I want to find "a111=Salvador" in the text field. Right now, searching for "a111=Salvador" and just "Salvador" return the same or similar scores.
For example, what else can I use when I store the data, such as:
a111#Salvador
a111@Salvador
a111`Salvador
Seems like someone might have experience with this, rather than me spending hours searching that Unicode page for a character that is not there.

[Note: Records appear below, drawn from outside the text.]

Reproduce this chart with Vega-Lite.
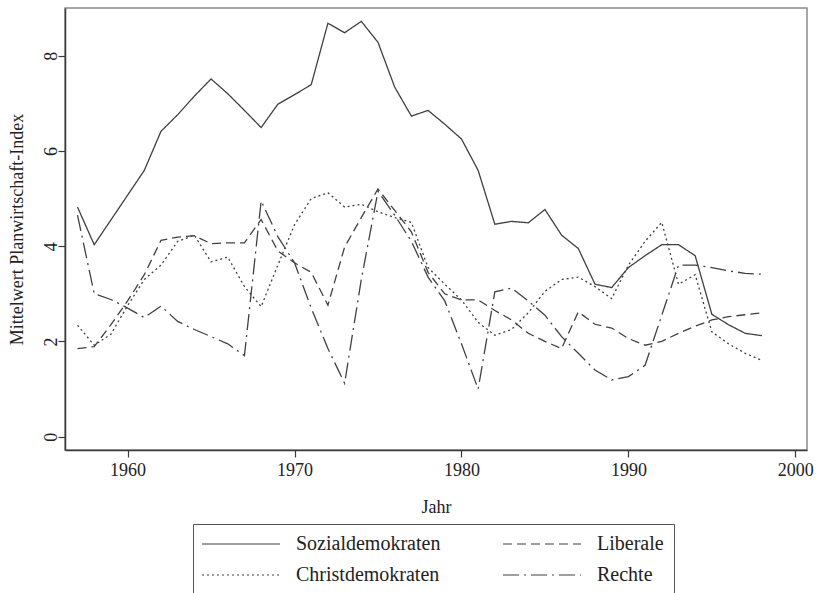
{
  "$schema": "https://vega.github.io/schema/vega-lite/v6.json",
  "width": 742,
  "height": 442,
  "autosize": {"type": "none"},
  "padding": {"left": 65, "top": 8, "right": 13, "bottom": 143},
  "background": "white",
  "config": {
    "font": "Liberation Serif",
    "view": {"stroke": "#8a8a8a", "strokeWidth": 1.5},
    "axis": {"grid": false, "domainColor": "#3a3a3a", "domainWidth": 1.5, "tickColor": "#3a3a3a", "tickWidth": 1.2, "tickSize": 7, "labelFont": "Liberation Serif", "titleFont": "Liberation Serif", "labelFontSize": 18, "titleFontSize": 18, "labelColor": "#222", "titleColor": "#222", "titleFontWeight": "normal"}
  },
  "data": {"values": [
    {"year": 1957, "party": "Sozialdemokraten", "value": 4.82},
    {"year": 1958, "party": "Sozialdemokraten", "value": 4.03},
    {"year": 1959, "party": "Sozialdemokraten", "value": 4.55},
    {"year": 1960, "party": "Sozialdemokraten", "value": 5.07},
    {"year": 1961, "party": "Sozialdemokraten", "value": 5.59},
    {"year": 1962, "party": "Sozialdemokraten", "value": 6.41},
    {"year": 1963, "party": "Sozialdemokraten", "value": 6.76},
    {"year": 1964, "party": "Sozialdemokraten", "value": 7.15},
    {"year": 1965, "party": "Sozialdemokraten", "value": 7.51},
    {"year": 1966, "party": "Sozialdemokraten", "value": 7.2},
    {"year": 1967, "party": "Sozialdemokraten", "value": 6.85},
    {"year": 1968, "party": "Sozialdemokraten", "value": 6.49},
    {"year": 1969, "party": "Sozialdemokraten", "value": 6.98},
    {"year": 1970, "party": "Sozialdemokraten", "value": 7.18},
    {"year": 1971, "party": "Sozialdemokraten", "value": 7.39},
    {"year": 1972, "party": "Sozialdemokraten", "value": 8.68},
    {"year": 1973, "party": "Sozialdemokraten", "value": 8.48},
    {"year": 1974, "party": "Sozialdemokraten", "value": 8.72},
    {"year": 1975, "party": "Sozialdemokraten", "value": 8.28},
    {"year": 1976, "party": "Sozialdemokraten", "value": 7.34},
    {"year": 1977, "party": "Sozialdemokraten", "value": 6.73},
    {"year": 1978, "party": "Sozialdemokraten", "value": 6.85},
    {"year": 1979, "party": "Sozialdemokraten", "value": 6.56},
    {"year": 1980, "party": "Sozialdemokraten", "value": 6.25},
    {"year": 1981, "party": "Sozialdemokraten", "value": 5.59},
    {"year": 1982, "party": "Sozialdemokraten", "value": 4.46},
    {"year": 1983, "party": "Sozialdemokraten", "value": 4.52},
    {"year": 1984, "party": "Sozialdemokraten", "value": 4.49},
    {"year": 1985, "party": "Sozialdemokraten", "value": 4.77},
    {"year": 1986, "party": "Sozialdemokraten", "value": 4.23},
    {"year": 1987, "party": "Sozialdemokraten", "value": 3.95},
    {"year": 1988, "party": "Sozialdemokraten", "value": 3.2},
    {"year": 1989, "party": "Sozialdemokraten", "value": 3.13},
    {"year": 1990, "party": "Sozialdemokraten", "value": 3.55},
    {"year": 1991, "party": "Sozialdemokraten", "value": 3.8},
    {"year": 1992, "party": "Sozialdemokraten", "value": 4.03},
    {"year": 1993, "party": "Sozialdemokraten", "value": 4.03},
    {"year": 1994, "party": "Sozialdemokraten", "value": 3.8},
    {"year": 1995, "party": "Sozialdemokraten", "value": 2.57},
    {"year": 1996, "party": "Sozialdemokraten", "value": 2.35},
    {"year": 1997, "party": "Sozialdemokraten", "value": 2.17},
    {"year": 1998, "party": "Sozialdemokraten", "value": 2.12},

    {"year": 1957, "party": "Liberale", "value": 1.85},
    {"year": 1958, "party": "Liberale", "value": 1.89},
    {"year": 1959, "party": "Liberale", "value": 2.35},
    {"year": 1960, "party": "Liberale", "value": 2.85},
    {"year": 1961, "party": "Liberale", "value": 3.4},
    {"year": 1962, "party": "Liberale", "value": 4.12},
    {"year": 1963, "party": "Liberale", "value": 4.19},
    {"year": 1964, "party": "Liberale", "value": 4.22},
    {"year": 1965, "party": "Liberale", "value": 4.05},
    {"year": 1966, "party": "Liberale", "value": 4.07},
    {"year": 1967, "party": "Liberale", "value": 4.07},
    {"year": 1968, "party": "Liberale", "value": 4.56},
    {"year": 1969, "party": "Liberale", "value": 3.9},
    {"year": 1970, "party": "Liberale", "value": 3.65},
    {"year": 1971, "party": "Liberale", "value": 3.45},
    {"year": 1972, "party": "Liberale", "value": 2.76},
    {"year": 1973, "party": "Liberale", "value": 3.98},
    {"year": 1974, "party": "Liberale", "value": 4.6},
    {"year": 1975, "party": "Liberale", "value": 5.2},
    {"year": 1976, "party": "Liberale", "value": 4.75},
    {"year": 1977, "party": "Liberale", "value": 4.3},
    {"year": 1978, "party": "Liberale", "value": 3.45},
    {"year": 1979, "party": "Liberale", "value": 3.0},
    {"year": 1980, "party": "Liberale", "value": 2.87},
    {"year": 1981, "party": "Liberale", "value": 2.87},
    {"year": 1982, "party": "Liberale", "value": 2.65},
    {"year": 1983, "party": "Liberale", "value": 2.45},
    {"year": 1984, "party": "Liberale", "value": 2.17},
    {"year": 1985, "party": "Liberale", "value": 2.0},
    {"year": 1986, "party": "Liberale", "value": 1.85},
    {"year": 1987, "party": "Liberale", "value": 2.62},
    {"year": 1988, "party": "Liberale", "value": 2.36},
    {"year": 1989, "party": "Liberale", "value": 2.28},
    {"year": 1990, "party": "Liberale", "value": 2.06},
    {"year": 1991, "party": "Liberale", "value": 1.92},
    {"year": 1992, "party": "Liberale", "value": 2.0},
    {"year": 1993, "party": "Liberale", "value": 2.17},
    {"year": 1994, "party": "Liberale", "value": 2.32},
    {"year": 1995, "party": "Liberale", "value": 2.45},
    {"year": 1996, "party": "Liberale", "value": 2.52},
    {"year": 1997, "party": "Liberale", "value": 2.56},
    {"year": 1998, "party": "Liberale", "value": 2.6},

    {"year": 1957, "party": "Christdemokraten", "value": 2.34},
    {"year": 1958, "party": "Christdemokraten", "value": 1.92},
    {"year": 1959, "party": "Christdemokraten", "value": 2.15},
    {"year": 1960, "party": "Christdemokraten", "value": 2.75},
    {"year": 1961, "party": "Christdemokraten", "value": 3.3},
    {"year": 1962, "party": "Christdemokraten", "value": 3.6},
    {"year": 1963, "party": "Christdemokraten", "value": 4.1},
    {"year": 1964, "party": "Christdemokraten", "value": 4.23},
    {"year": 1965, "party": "Christdemokraten", "value": 3.67},
    {"year": 1966, "party": "Christdemokraten", "value": 3.77},
    {"year": 1967, "party": "Christdemokraten", "value": 3.15},
    {"year": 1968, "party": "Christdemokraten", "value": 2.73},
    {"year": 1969, "party": "Christdemokraten", "value": 3.6},
    {"year": 1970, "party": "Christdemokraten", "value": 4.45},
    {"year": 1971, "party": "Christdemokraten", "value": 5.0},
    {"year": 1972, "party": "Christdemokraten", "value": 5.12},
    {"year": 1973, "party": "Christdemokraten", "value": 4.82},
    {"year": 1974, "party": "Christdemokraten", "value": 4.88},
    {"year": 1975, "party": "Christdemokraten", "value": 4.72},
    {"year": 1976, "party": "Christdemokraten", "value": 4.6},
    {"year": 1977, "party": "Christdemokraten", "value": 4.5},
    {"year": 1978, "party": "Christdemokraten", "value": 3.55},
    {"year": 1979, "party": "Christdemokraten", "value": 3.2},
    {"year": 1980, "party": "Christdemokraten", "value": 2.87},
    {"year": 1981, "party": "Christdemokraten", "value": 2.4},
    {"year": 1982, "party": "Christdemokraten", "value": 2.13},
    {"year": 1983, "party": "Christdemokraten", "value": 2.25},
    {"year": 1984, "party": "Christdemokraten", "value": 2.6},
    {"year": 1985, "party": "Christdemokraten", "value": 3.05},
    {"year": 1986, "party": "Christdemokraten", "value": 3.3},
    {"year": 1987, "party": "Christdemokraten", "value": 3.35},
    {"year": 1988, "party": "Christdemokraten", "value": 3.15},
    {"year": 1989, "party": "Christdemokraten", "value": 2.9},
    {"year": 1990, "party": "Christdemokraten", "value": 3.6},
    {"year": 1991, "party": "Christdemokraten", "value": 4.1},
    {"year": 1992, "party": "Christdemokraten", "value": 4.5},
    {"year": 1993, "party": "Christdemokraten", "value": 3.2},
    {"year": 1994, "party": "Christdemokraten", "value": 3.4},
    {"year": 1995, "party": "Christdemokraten", "value": 2.2},
    {"year": 1996, "party": "Christdemokraten", "value": 1.95},
    {"year": 1997, "party": "Christdemokraten", "value": 1.75},
    {"year": 1998, "party": "Christdemokraten", "value": 1.6},

    {"year": 1957, "party": "Rechte", "value": 4.65},
    {"year": 1958, "party": "Rechte", "value": 3.0},
    {"year": 1959, "party": "Rechte", "value": 2.88},
    {"year": 1960, "party": "Rechte", "value": 2.7},
    {"year": 1961, "party": "Rechte", "value": 2.5},
    {"year": 1962, "party": "Rechte", "value": 2.74},
    {"year": 1963, "party": "Rechte", "value": 2.42},
    {"year": 1964, "party": "Rechte", "value": 2.25},
    {"year": 1965, "party": "Rechte", "value": 2.1},
    {"year": 1966, "party": "Rechte", "value": 1.95},
    {"year": 1967, "party": "Rechte", "value": 1.7},
    {"year": 1968, "party": "Rechte", "value": 4.95},
    {"year": 1969, "party": "Rechte", "value": 4.2},
    {"year": 1970, "party": "Rechte", "value": 3.65},
    {"year": 1971, "party": "Rechte", "value": 2.7},
    {"year": 1972, "party": "Rechte", "value": 1.85},
    {"year": 1973, "party": "Rechte", "value": 1.12},
    {"year": 1974, "party": "Rechte", "value": 3.3},
    {"year": 1975, "party": "Rechte", "value": 5.15},
    {"year": 1976, "party": "Rechte", "value": 4.65},
    {"year": 1977, "party": "Rechte", "value": 4.1},
    {"year": 1978, "party": "Rechte", "value": 3.35},
    {"year": 1979, "party": "Rechte", "value": 2.85},
    {"year": 1980, "party": "Rechte", "value": 1.95},
    {"year": 1981, "party": "Rechte", "value": 1.0},
    {"year": 1982, "party": "Rechte", "value": 3.04},
    {"year": 1983, "party": "Rechte", "value": 3.12},
    {"year": 1984, "party": "Rechte", "value": 2.85},
    {"year": 1985, "party": "Rechte", "value": 2.55},
    {"year": 1986, "party": "Rechte", "value": 2.1},
    {"year": 1987, "party": "Rechte", "value": 1.75},
    {"year": 1988, "party": "Rechte", "value": 1.4},
    {"year": 1989, "party": "Rechte", "value": 1.19},
    {"year": 1990, "party": "Rechte", "value": 1.26},
    {"year": 1991, "party": "Rechte", "value": 1.5},
    {"year": 1992, "party": "Rechte", "value": 2.55},
    {"year": 1993, "party": "Rechte", "value": 3.6},
    {"year": 1994, "party": "Rechte", "value": 3.6},
    {"year": 1995, "party": "Rechte", "value": 3.55},
    {"year": 1996, "party": "Rechte", "value": 3.48},
    {"year": 1997, "party": "Rechte", "value": 3.43},
    {"year": 1998, "party": "Rechte", "value": 3.41}
  ]},
  "mark": {"type": "line", "color": "#404040", "strokeWidth": 1.3, "clip": true},
  "encoding": {
    "x": {
      "field": "year", "type": "quantitative",
      "scale": {"domain": [1956.25, 2000.7], "nice": false, "zero": false},
      "axis": {"title": "Jahr", "values": [1960, 1970, 1980, 1990, 2000], "format": "d", "labelPadding": 4, "titlePadding": 19}
    },
    "y": {
      "field": "value", "type": "quantitative",
      "scale": {"domain": [-0.28, 9.0], "nice": false, "zero": false},
      "axis": {"title": "Mittelwert Planwirtschaft-Index", "values": [0, 2, 4, 6, 8], "labelAngle": -90, "labelPadding": -2, "titlePadding": 16}
    },
    "strokeDash": {
      "field": "party", "type": "nominal",
      "scale": {
        "domain": ["Sozialdemokraten", "Liberale", "Christdemokraten", "Rechte"],
        "range": [[1, 0], [9, 5], [2, 3], [16, 5, 2, 5]]
      },
      "legend": {
        "title": null,
        "orient": "none",
        "direction": "horizontal",
        "legendX": 128,
        "legendY": 516,
        "columns": 2,
        "columnPadding": 59,
        "rowPadding": 11,
        "padding": 10,
        "strokeColor": "#555",
        "fillColor": "white",
        "symbolType": "M-2.2,0H13.4",
        "symbolSize": 100,
        "symbolStrokeWidth": 1.2,
        "symbolStrokeColor": "#404040",
        "labelOffset": 73,
        "labelFontSize": 20,
        "labelFont": "Liberation Serif",
        "labelColor": "#222",
        "labelLimit": 400
      }
    }
  }
}
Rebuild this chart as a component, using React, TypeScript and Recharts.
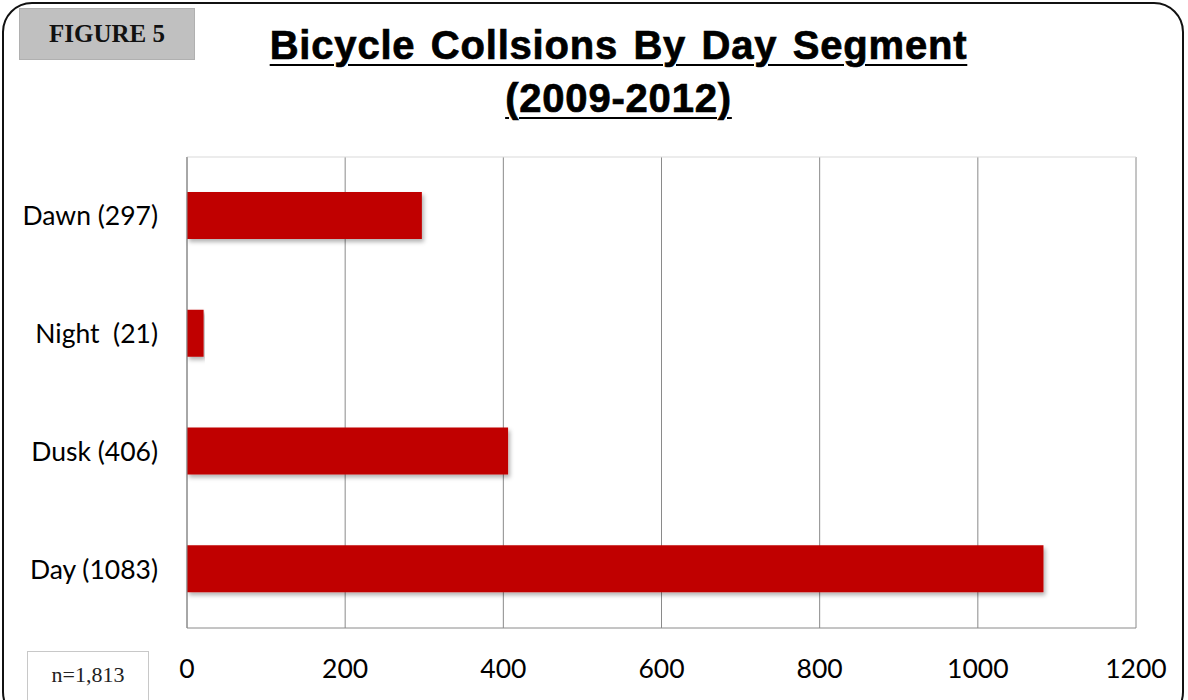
import React from 'react';
import { BarChart, Bar, XAxis, YAxis, CartesianGrid } from 'recharts';

const categories = ['Dawn (297)', 'Night  (21)', 'Dusk (406)', 'Day (1083)'];
const values = [297, 21, 406, 1083];
const xTicks = [0, 200, 400, 600, 800, 1000, 1200];

const data = categories.map((c, i) => ({ name: c, value: values[i] }));

const LABEL_FONT = 'Lato, "Open Sans", sans-serif';

const YTick = (props: any) => {
  const { x, y, payload } = props;
  return (
    <text x={x} y={y} dy="0.36em" textAnchor="end" fontFamily={LABEL_FONT} fontSize={26.5} fill="#000" style={{ whiteSpace: 'pre' }} xmlSpace="preserve">
      {payload.value}
    </text>
  );
};

const XTick = (props: any) => {
  const { x, y, payload } = props;
  return (
    <text x={x} y={y} dy="0.36em" textAnchor="middle" fontFamily={LABEL_FONT} fontSize={26.5} fill="#000">
      {payload.value}
    </text>
  );
};

export default function App() {
  return (
    <div style={{ position: 'absolute', left: 0, top: 0, width: 1188, height: 700, background: '#fff', overflow: 'hidden' }}>
      <div style={{ position: 'absolute', left: 2, top: 2, width: 1182, height: 720, border: '2px solid #111', borderRadius: 30, boxSizing: 'border-box' }} />
      <div style={{ position: 'absolute', left: 19, top: 8, width: 176, height: 52, background: '#c0c0c0', border: '1px solid #b0b0b0', boxSizing: 'border-box', display: 'flex', alignItems: 'center', justifyContent: 'center', fontFamily: '"Liberation Serif", serif', fontWeight: 'bold', fontSize: 25, color: '#111' }}>
        FIGURE 5
      </div>
      <div style={{ position: 'absolute', left: 0, top: 19, width: 1237, textAlign: 'center', fontFamily: '"Liberation Sans", Arial, sans-serif', fontWeight: 'bold', fontSize: 40, lineHeight: '53px', color: '#000', textDecoration: 'underline', textDecorationThickness: 2, textUnderlineOffset: 5, letterSpacing: 0.8, wordSpacing: 3.5, whiteSpace: 'pre', WebkitTextStroke: '0.7px #000' }}>
        {'Bicycle Collsions By Day Segment'}
        <br />
        {'(2009-2012)'}
      </div>
      <div style={{ position: 'absolute', left: 27, top: 651, width: 122, height: 60, background: '#fff', border: '1px solid #c8c8c8', boxSizing: 'border-box', paddingTop: 10, textAlign: 'center', fontFamily: '"Liberation Serif", serif', fontSize: 22, color: '#222' }}>
        n=1,813
      </div>
      <div style={{ position: 'absolute', left: 0, top: 0 }}>
        <svg width={0} height={0} style={{ position: 'absolute' }}>
          <defs>
            <filter id="barShadow" x="-5%" y="-20%" width="110%" height="160%">
              <feDropShadow dx="2" dy="3" stdDeviation="2" floodColor="#000" floodOpacity="0.3" />
            </filter>
          </defs>
        </svg>
        <BarChart
          width={1188}
          height={700}
          data={data}
          layout="vertical"
          margin={{ top: 157, right: 52, left: 0, bottom: 0 }}
          barSize={47}
        >
          <CartesianGrid horizontal={false} vertical stroke="#8a8a8a" />
          <CartesianGrid vertical={false} horizontal stroke="#d9d9d9" horizontalCoordinatesGenerator={() => [157]} />
          <XAxis
            type="number"
            domain={[0, 1200]}
            ticks={xTicks}
            height={72}
            axisLine={{ stroke: '#8a8a8a' }}
            tickLine={false}
            tickMargin={34}
            tick={<XTick />}
            interval={0}
          />
          <YAxis
            type="category"
            dataKey="name"
            width={187}
            axisLine={{ stroke: '#8a8a8a' }}
            tickLine={false}
            tickMargin={23}
            tick={<YTick />}
            interval={0}
          />
          <Bar dataKey="value" fill="#c00000" isAnimationActive={false} style={{ filter: 'url(#barShadow)' }} />
        </BarChart>
      </div>
    </div>
  );
}
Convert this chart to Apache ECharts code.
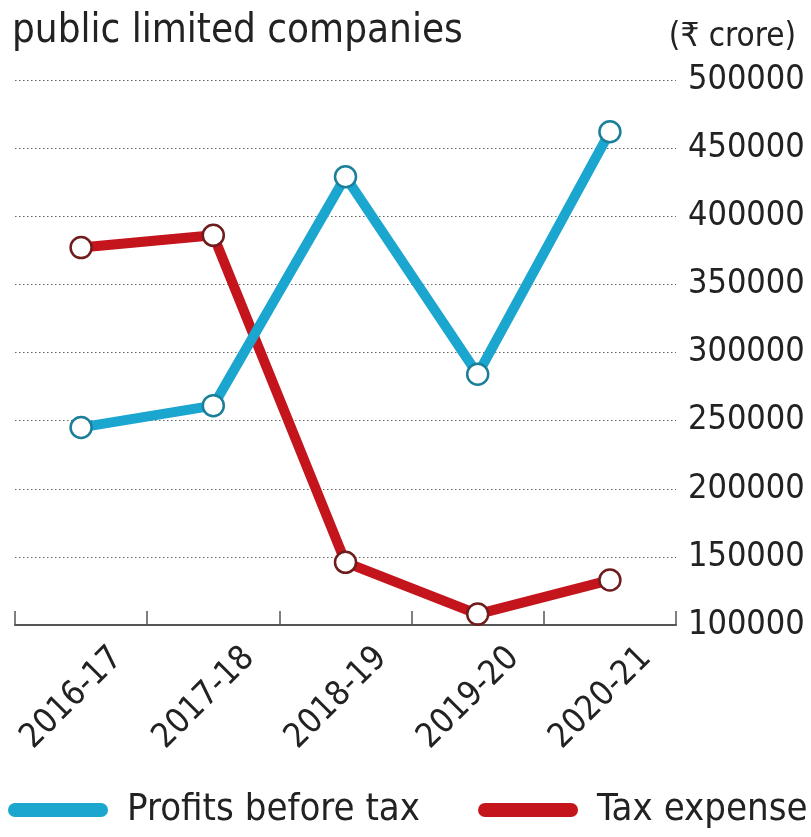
<!DOCTYPE html>
<html>
<head>
<meta charset="utf-8">
<script src="https://cdn.jsdelivr.net/npm/echarts@6/dist/echarts.min.js"></script>
<style>
  html, body { margin: 0; padding: 0; background: #fff; }
  #chart { width: 811px; height: 837px; }
</style>
</head>
<body>
<div id="chart"></div>
<script>
// Fiscal years on the category axis
const years = ['2016-17', '2017-18', '2018-19', '2019-20', '2020-21'];
// Values in ₹ crore
const profitsBeforeTax = [245000, 261000, 429000, 284000, 462000];
const taxExpense = [377000, 386000, 146000, 108000, 133000];
// Value axis range
const yMin = 100000;
const yMax = 500000;
const yStep = 50000;

const FONT = '"DejaVu Sans Condensed", "Liberation Sans Narrow", sans-serif';
const BLUE = '#1ba6cf';
const RED = '#c4141c';

const chart = echarts.init(document.getElementById('chart'), null, { renderer: 'canvas' });

const capsule = 'path://M7,0 L93,0 A7,7 0 0 1 93,14 L7,14 A7,7 0 0 1 7,0 Z';

chart.setOption({
  backgroundColor: '#ffffff',
  animation: false,
  title: [
    {
      text: 'public limited companies',
      left: 7, top: 7,
      textStyle: { fontFamily: FONT, fontSize: 40, fontWeight: 'normal', color: '#222' }
    },
    {
      text: '(₹ crore)',
      right: 10, top: 16,
      textStyle: { fontFamily: FONT, fontSize: 33, fontWeight: 'normal', color: '#222' }
    }
  ],
  legend: {
    left: 3, top: 786, width: 811,
    itemWidth: 100, itemHeight: 14, itemGap: 58,
    icon: capsule,
    data: [
      { name: 'Profits before tax', itemStyle: { color: BLUE, borderWidth: 0 } },
      { name: 'Tax expense', itemStyle: { color: RED, borderWidth: 0 } }
    ],
    textStyle: { fontFamily: FONT, fontSize: 38, color: '#222', padding: [0, 0, 0, 14] }
  },
  grid: { left: 15, right: 135, top: 80, bottom: 212, containLabel: false, outerBoundsMode: 'none' },
  xAxis: {
    type: 'category',
    data: years,
    boundaryGap: true,
    axisLine: { lineStyle: { color: '#555', width: 2 } },
    axisTick: { show: true, inside: true, length: 14, lineStyle: { color: '#555', width: 1.5 } },
    axisLabel: {
      rotate: 45, margin: 40, fontFamily: FONT, fontSize: 34, color: '#222',
      verticalAlign: 'top',
      padding: [0, -34, 0, 0]
    }
  },
  yAxis: {
    type: 'value',
    position: 'right',
    min: yMin, max: yMax, interval: yStep,
    axisLine: { show: false },
    axisTick: { show: false },
    axisLabel: {
      margin: 12, fontFamily: FONT, fontSize: 34, color: '#222',
      formatter: (v) => String(v)
    },
    splitLine: { lineStyle: { color: '#666', width: 1.2, type: [1.5, 2.5] } }
  },
  series: [
    {
      name: 'Tax expense',
      type: 'line',
      data: taxExpense,
      z: 2,
      lineStyle: { color: RED, width: 10 },
      itemStyle: { color: '#fff', borderColor: '#6e1c1c', borderWidth: 2.5 },
      symbol: 'circle', symbolSize: 21, showAllSymbol: true
    },
    {
      name: 'Profits before tax',
      type: 'line',
      data: profitsBeforeTax,
      z: 3,
      lineStyle: { color: BLUE, width: 10 },
      itemStyle: { color: '#fff', borderColor: '#1a7f99', borderWidth: 2.5 },
      symbol: 'circle', symbolSize: 21, showAllSymbol: true
    }
  ]
});
</script>
</body>
</html>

Or do I need a longer series of alpha characters, or no characters?
a111valueSalvador
a111Salvador
From current master https://github.com/mongodb/mongo/blob/eb2b72cf9c0269f086223d499ac9be8a270d268c/src/mongo/db/fts/unicode/gen_delimiter_list.py#L27 delimiters are:
delim_properties = [
"White_Space", "Dash", "Hyphen", "Quotation_Mark", "Terminal_Punctuation", "Pattern_Syntax",
"STerm"
]
which leaves you plenty of other symbols to chose from. Try middle dots for example:
00B7 ; Other_ID_Continue # Po MIDDLE DOT
0387 ; Other_ID_Continue # Po GREEK ANO TELEIA
Tested with U+00B7 - a111·Salvador
does the job and looks neat.
In python terms:
separator = '\u00B7'
sample = "a111" + separator + "Salvador"
print(sample)